I have a csv where I need to trim some text from a column probably using a regex. This is an example:
test.csv:
Number | Text | Group |
---|---|---|
1 | the id is G11 (sometimes) | A |
2 | the id is G12 | B |
3 | the id is G15 | C |
4 | the id is Z13 (always) | D |
I want to only grab the code value like (G11, G12, G15, Z13) from the Text column and replace the value so that I would get:
Number | Text | Group |
---|---|---|
1 | G11 | A |
2 | G12 | B |
3 | G15 | C |
4 | Z13 | D |
I have tried using forms of grep, awk, and sed but haven't got anything to work. I'm unfamiliar with bash, but essentially I want a new csv that looks like table 2.
These are my attempts, unsure how to only work on the Test column....

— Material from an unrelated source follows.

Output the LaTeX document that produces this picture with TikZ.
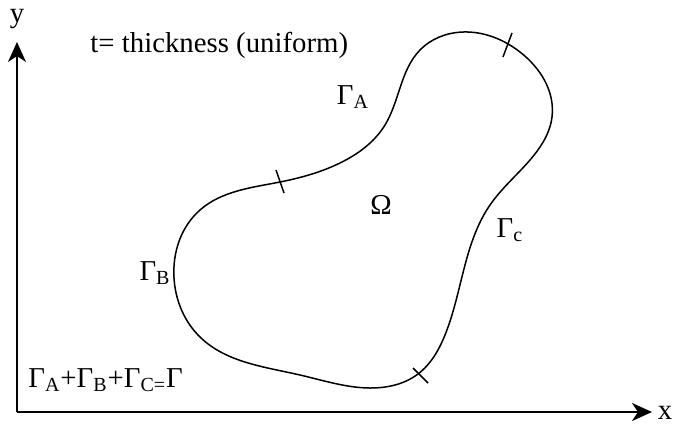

sed 's/([A-Z]\d{2}).*/([A-Z]\d{2})' test.csv > test2.csv
CodePudding user response:
Using sed
sed -E '1!s/([^a-z]*)[^A-Z]*([^ ]* )[^|]*/\1\2/'
Number | Text | Group |
---|---|---|
1 | G11 | A |
2 | G12 | B |
3 | G15 | C |
4 | Z13 | D |
1!
- Do not match line 1
([^a-z]*)
- Retain everything within the parenthesis up until the next occurrence of lower case letters which will later be returned with back reference \1
.
[^A-Z]*
- Exclude everything up till the next occurrence of capital letters as it is not captured within parenthesis.
([^ ]* )
- Retain everything up to the next occurrence of a space and including a space which will later be returned with back reference \2
.
[^|]*
- Exclude everything up till the next occurrence of a pipe symbol
Anything not included in the find will be returned with the replacement.